When taking a distribution from a retirement plan (including a pension, 401(k), 403(b) or 457(b) plan) or IRA, certain provisions of the Internal Revenue Code provide that any amount distributed will be excluded from the distributee’s gross income if it is transferred to an eligible retirement plan no later than 60 days following receipt. This means that if a plan participant elects to have a check issued to him or her to pass along to an eligible retirement plan, including a new employer’s retirement plan or an IRA provider, the amount will not be included in the individual’s taxable income if he or she deposits the check in the eligible plan within 60 days. This is an alternative to the direct rollover option, which involves having the funds transferred directly to the new plan in a trust-to-trust transfer.
When a rollover is not facilitated in a direct rollover, the question often arises what should happen if circumstances occur during the 60 day period which preclude timely deposit, including a simple misplacement of the check.
While the regulations provide examples of situations in which a plan administrator may reasonably rely on certain certifications and documentation that a rollover contribution is valid, they do not address untimely contributions. Revenue Procedures 2003-16 and 2016-4, however, set forth a couple of ways to obtain a waiver of the 60-day rollover requirement:
- Qualifying for an automatic waiver; or
- Requesting and receiving a private letter ruling (PLR) granting a waiver.
An automatic waiver is of limited application as it only applies in a direct rollover scenario where the new plan or financial institution receives the funds before the end of the 60-day rollover period but fails to deposit them into a plan or IRA within the 60-day period due to no error of the participant. In this situation, the funds must actually be deposited into the plan or IRA within one year from the beginning of the 60-day rollover period.
Requesting a PLR waiving the 60-day rollover requirement can be cumbersome and expensive (the current fee is $10,000). A waiver is only available in cases where the failure to waive the requirement would “be against equity or good conscience.” On request, the IRS considers all facts and circumstances, including casualty, disaster, or other events beyond the reasonable control of the taxpayer.

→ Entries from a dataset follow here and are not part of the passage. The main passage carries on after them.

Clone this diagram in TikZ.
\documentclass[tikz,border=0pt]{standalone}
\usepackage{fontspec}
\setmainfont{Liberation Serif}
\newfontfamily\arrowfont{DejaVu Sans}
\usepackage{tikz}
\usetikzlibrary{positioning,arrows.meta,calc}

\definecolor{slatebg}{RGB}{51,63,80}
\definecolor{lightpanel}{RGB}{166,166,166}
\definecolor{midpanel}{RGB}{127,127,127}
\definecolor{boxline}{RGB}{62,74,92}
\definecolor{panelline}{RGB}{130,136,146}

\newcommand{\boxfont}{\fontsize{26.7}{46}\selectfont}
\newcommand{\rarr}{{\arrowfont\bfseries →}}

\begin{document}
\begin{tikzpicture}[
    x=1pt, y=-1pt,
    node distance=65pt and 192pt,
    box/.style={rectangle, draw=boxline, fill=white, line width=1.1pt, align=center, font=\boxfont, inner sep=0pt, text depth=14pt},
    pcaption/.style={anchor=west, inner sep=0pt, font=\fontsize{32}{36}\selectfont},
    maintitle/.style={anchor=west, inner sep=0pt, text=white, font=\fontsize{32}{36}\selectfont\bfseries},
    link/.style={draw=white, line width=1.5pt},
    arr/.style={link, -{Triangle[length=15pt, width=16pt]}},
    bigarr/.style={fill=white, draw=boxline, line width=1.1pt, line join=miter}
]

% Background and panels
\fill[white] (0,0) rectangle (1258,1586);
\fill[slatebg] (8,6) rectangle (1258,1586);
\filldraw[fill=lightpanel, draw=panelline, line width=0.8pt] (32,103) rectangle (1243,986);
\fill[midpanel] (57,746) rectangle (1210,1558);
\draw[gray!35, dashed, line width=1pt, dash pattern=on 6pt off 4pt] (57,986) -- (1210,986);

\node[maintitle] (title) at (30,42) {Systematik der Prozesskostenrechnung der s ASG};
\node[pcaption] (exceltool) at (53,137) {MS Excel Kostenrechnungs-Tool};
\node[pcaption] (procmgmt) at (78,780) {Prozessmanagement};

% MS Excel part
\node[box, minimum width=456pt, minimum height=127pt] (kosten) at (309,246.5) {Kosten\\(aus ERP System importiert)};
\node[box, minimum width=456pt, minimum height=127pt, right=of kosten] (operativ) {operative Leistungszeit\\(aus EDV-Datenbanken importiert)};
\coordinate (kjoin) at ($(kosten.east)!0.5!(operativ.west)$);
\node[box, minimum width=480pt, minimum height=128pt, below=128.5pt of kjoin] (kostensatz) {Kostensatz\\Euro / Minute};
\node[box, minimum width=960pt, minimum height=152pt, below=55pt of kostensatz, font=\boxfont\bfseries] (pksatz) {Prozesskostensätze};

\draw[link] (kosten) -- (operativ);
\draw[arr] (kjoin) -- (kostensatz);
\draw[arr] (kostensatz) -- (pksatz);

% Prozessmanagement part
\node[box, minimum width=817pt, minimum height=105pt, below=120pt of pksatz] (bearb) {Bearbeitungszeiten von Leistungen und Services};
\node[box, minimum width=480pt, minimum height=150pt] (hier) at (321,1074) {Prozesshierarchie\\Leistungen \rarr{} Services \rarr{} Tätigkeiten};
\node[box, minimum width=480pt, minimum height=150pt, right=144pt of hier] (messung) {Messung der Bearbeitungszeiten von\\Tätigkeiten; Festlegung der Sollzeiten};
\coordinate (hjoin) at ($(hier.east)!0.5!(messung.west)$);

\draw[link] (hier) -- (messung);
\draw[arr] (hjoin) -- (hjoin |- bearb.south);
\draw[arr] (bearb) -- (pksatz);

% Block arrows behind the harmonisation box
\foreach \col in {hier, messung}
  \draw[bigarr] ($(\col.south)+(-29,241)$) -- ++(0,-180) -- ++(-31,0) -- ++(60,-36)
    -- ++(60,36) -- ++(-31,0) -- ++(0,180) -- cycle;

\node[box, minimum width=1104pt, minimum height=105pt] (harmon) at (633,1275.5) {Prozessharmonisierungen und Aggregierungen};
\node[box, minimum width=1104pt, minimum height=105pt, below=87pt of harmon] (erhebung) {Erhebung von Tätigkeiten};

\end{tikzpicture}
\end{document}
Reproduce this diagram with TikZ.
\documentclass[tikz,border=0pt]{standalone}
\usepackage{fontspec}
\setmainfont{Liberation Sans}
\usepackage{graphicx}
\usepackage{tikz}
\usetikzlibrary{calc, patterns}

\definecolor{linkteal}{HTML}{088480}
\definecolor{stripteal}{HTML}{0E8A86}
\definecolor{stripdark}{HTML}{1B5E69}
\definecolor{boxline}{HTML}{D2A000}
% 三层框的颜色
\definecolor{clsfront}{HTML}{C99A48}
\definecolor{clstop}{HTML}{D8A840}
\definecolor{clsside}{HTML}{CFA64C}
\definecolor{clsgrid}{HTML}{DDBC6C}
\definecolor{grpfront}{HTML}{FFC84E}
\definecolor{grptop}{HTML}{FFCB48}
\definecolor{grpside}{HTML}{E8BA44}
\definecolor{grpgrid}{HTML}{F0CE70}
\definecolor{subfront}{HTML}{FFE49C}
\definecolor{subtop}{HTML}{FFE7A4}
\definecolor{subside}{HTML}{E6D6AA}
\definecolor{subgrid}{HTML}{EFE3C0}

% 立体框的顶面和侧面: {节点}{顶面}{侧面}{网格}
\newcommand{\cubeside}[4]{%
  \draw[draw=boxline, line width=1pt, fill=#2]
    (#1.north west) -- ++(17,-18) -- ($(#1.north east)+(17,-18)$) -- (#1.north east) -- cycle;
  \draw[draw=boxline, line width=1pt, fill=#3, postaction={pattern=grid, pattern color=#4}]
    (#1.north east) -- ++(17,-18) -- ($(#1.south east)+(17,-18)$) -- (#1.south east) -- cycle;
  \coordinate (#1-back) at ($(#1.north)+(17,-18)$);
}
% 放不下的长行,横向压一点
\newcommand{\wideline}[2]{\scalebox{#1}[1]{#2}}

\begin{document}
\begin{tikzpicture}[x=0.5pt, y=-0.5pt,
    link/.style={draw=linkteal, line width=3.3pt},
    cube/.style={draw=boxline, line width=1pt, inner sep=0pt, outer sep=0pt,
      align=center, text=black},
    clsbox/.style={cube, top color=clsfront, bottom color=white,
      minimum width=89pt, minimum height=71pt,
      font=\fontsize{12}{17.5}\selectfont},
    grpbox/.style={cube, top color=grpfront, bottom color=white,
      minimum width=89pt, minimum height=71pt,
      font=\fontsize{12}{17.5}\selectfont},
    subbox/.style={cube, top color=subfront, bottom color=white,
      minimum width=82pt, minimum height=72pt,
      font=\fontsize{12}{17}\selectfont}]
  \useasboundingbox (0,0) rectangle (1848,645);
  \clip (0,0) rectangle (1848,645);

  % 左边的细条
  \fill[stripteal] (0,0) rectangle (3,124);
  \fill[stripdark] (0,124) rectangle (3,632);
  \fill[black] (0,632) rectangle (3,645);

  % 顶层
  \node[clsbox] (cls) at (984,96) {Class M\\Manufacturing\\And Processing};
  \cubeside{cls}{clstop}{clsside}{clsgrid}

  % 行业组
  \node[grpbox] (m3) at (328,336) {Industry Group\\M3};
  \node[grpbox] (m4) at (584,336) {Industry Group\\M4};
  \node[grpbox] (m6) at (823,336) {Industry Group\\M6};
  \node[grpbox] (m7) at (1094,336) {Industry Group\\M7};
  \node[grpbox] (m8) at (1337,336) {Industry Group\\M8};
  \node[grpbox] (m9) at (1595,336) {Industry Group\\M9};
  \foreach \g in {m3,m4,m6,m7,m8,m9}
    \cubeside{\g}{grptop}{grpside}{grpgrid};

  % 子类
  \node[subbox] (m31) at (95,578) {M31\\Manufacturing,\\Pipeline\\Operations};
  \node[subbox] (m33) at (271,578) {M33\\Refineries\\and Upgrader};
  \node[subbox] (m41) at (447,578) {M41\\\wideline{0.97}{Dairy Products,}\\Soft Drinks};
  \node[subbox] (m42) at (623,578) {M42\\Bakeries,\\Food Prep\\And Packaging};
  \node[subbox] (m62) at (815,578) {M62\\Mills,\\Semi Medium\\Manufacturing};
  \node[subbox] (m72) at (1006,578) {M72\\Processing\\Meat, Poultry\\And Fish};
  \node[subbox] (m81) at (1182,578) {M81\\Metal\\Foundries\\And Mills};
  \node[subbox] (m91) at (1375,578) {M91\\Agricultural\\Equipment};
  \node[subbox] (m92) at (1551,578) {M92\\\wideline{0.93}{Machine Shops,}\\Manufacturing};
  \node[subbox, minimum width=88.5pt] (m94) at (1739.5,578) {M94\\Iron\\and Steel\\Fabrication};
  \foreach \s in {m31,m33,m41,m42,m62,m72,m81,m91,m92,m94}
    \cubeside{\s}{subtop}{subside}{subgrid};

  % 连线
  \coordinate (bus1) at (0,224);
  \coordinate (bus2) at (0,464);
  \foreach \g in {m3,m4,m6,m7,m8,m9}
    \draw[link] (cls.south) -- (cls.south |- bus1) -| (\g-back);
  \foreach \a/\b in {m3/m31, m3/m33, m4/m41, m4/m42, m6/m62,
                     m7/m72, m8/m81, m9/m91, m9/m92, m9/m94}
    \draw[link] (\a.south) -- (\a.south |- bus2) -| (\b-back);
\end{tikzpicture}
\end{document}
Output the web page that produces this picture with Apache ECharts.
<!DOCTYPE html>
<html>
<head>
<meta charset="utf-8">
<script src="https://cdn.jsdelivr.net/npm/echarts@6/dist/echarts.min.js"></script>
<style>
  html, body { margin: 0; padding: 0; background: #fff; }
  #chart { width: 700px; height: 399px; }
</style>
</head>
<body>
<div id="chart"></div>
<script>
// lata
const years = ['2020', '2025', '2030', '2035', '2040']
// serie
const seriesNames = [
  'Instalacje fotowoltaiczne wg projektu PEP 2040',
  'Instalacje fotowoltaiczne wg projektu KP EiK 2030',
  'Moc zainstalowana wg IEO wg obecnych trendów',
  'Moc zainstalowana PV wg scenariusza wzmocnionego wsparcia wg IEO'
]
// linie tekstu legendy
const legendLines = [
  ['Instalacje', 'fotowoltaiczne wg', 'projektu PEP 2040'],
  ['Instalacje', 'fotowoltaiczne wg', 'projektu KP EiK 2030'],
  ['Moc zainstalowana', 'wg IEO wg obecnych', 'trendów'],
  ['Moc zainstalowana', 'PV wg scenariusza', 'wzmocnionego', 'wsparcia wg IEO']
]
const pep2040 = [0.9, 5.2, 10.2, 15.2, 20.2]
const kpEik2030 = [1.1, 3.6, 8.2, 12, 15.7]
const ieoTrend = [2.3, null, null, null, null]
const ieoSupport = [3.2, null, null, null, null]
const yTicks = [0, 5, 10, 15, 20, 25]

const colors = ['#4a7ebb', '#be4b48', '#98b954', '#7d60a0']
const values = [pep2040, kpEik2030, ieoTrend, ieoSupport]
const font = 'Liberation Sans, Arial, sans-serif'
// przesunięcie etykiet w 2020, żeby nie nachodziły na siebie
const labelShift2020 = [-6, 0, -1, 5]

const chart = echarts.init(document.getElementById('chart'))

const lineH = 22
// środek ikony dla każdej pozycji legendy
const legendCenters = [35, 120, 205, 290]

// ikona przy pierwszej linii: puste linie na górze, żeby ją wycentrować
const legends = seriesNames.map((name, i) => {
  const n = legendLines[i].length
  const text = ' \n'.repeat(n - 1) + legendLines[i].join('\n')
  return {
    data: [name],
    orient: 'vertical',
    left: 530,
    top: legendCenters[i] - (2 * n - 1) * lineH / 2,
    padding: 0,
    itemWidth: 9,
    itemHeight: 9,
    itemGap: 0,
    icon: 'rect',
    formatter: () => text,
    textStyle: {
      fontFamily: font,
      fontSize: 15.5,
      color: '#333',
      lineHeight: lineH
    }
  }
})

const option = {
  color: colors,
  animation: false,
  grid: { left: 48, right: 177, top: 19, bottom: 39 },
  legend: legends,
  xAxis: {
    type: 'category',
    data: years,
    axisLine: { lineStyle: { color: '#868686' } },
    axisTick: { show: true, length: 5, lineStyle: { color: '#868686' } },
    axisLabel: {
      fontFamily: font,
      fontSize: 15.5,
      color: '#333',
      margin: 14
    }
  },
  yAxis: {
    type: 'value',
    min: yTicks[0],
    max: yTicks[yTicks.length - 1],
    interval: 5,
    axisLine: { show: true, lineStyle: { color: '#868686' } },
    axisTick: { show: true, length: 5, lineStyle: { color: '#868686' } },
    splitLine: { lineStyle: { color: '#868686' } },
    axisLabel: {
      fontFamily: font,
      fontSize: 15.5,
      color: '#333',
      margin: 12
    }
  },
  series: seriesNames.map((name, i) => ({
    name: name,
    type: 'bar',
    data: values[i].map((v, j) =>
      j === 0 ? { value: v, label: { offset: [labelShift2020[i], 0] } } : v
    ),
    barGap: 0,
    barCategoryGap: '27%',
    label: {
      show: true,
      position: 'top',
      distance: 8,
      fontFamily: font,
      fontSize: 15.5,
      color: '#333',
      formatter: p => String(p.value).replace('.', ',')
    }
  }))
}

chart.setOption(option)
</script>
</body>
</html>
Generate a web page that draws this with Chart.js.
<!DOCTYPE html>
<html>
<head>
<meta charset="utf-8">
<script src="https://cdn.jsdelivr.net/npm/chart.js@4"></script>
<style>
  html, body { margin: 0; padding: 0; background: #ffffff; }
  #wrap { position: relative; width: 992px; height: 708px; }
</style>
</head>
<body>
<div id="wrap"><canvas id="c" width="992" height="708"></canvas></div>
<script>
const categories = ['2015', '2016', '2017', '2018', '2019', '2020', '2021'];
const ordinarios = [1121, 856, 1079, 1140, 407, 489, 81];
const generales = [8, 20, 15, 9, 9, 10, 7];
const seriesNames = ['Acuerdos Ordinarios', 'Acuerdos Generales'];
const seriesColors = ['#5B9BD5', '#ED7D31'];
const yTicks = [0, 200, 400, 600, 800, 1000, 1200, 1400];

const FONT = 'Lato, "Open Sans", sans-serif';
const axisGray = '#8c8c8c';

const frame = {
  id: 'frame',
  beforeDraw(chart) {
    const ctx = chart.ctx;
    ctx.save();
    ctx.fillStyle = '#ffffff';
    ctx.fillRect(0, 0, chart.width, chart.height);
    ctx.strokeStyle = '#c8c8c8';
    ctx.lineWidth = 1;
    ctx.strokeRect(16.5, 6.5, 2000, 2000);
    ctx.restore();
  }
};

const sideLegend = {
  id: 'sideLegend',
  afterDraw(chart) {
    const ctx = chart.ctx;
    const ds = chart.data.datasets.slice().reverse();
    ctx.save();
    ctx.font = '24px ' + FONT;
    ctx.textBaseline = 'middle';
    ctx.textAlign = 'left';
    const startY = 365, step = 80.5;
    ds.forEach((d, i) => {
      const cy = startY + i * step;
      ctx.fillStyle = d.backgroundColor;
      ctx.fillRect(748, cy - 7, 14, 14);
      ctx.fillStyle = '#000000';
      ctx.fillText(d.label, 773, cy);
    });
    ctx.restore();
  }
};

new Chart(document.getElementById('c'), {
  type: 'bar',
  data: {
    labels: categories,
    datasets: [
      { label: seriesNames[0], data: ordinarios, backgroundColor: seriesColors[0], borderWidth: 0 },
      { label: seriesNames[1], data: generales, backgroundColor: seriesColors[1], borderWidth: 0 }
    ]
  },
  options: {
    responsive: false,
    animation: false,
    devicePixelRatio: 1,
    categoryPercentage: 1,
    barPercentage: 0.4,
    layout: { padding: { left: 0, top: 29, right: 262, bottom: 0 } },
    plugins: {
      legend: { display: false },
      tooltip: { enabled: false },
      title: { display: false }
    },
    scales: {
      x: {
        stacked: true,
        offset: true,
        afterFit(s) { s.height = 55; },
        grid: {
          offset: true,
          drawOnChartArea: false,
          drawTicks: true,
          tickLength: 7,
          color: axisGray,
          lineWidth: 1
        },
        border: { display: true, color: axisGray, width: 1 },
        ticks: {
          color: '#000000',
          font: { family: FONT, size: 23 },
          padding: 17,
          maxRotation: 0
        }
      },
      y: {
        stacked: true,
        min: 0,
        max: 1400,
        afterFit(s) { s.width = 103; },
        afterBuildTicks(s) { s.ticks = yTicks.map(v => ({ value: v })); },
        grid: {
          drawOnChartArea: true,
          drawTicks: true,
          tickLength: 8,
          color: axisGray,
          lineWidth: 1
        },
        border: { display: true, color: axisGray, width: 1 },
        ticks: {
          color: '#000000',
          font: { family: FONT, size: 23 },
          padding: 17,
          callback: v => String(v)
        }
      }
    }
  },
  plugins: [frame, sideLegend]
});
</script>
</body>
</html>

Apparently appreciating the commonplace issues that arise with rollovers and seeking to avoid unintended “leakage” of retirement plan assets from retirement vehicles for those that do not have the time or financial resources to pursue a PLR, the IRS recently adopted Revenue Procedure 2016-47. This Revenue Procedure provides taxpayers with a new mechanism to facilitate a rollover, even if a technical failure to comply with the 60-day rule has occurred. More specifically, a taxpayer can self-certify satisfaction of the requirements of a waiver and thereafter claim a valid rollover unless/until the IRS provides otherwise. This self-certification may be presented to the plan or financial institution to which a rollover contribution is intended, and the plan or financial institution may (but is not required to) accept and rely on the self-certification as indication that the rollover is valid unless it has actual knowledge that the self-certification is false/incorrect. This process will likely be much more streamlined than the PLR method.
Under the expanded guidance, a taxpayer who missed the 60-day time limit will now likely qualify for a waiver if (i) they weren’t previously denied a waiver by the IRS (e.g., under the PLR process); (ii) the contribution is/was made as soon as possible following the elimination of the circumstances that prevented the timely deposit of the funds; and (iii) the circumstances preventing the timely deposit fall into one or more of 11 enumerated circumstances, of which the most notable include:
- the distribution check was misplaced and never cashed
- the distribution was deposited into and remained in an account that the taxpayer mistakenly thought was an eligible retirement plan
- a death in the taxpayer’s family
- a serious illness of the taxpayer or a member of the taxpayer’s family
- incarceration of the taxpayer
- a postal error
Logistically, taxpayers may make the certification by completing the model letter set forth in the appendix of the Revenue Procedure. It may, but need not be, adopted on a “word-for-word” basis. A copy of the self-certification that is presented to the applicable plan or financial institution should be kept in the taxpayer’s files and be available if requested on audit.
If the taxpayer who availed him or herself of a self-certification undergoes an IRS audit, the IRS will opine whether the taxpayer qualifies for a waiver of the 60-day rollover period. Of course, if the IRS finds that the self-certification was inappropriate, the taxpayer will be subject to additional taxes and penalties.
This new guidance went into effect on August 24, 2016. Accordingly, plan administrators and trustees should consider if, how, and when it will honor a taxpayer’s self-certification that they qualify for a waiver of the 60-day rollover rule.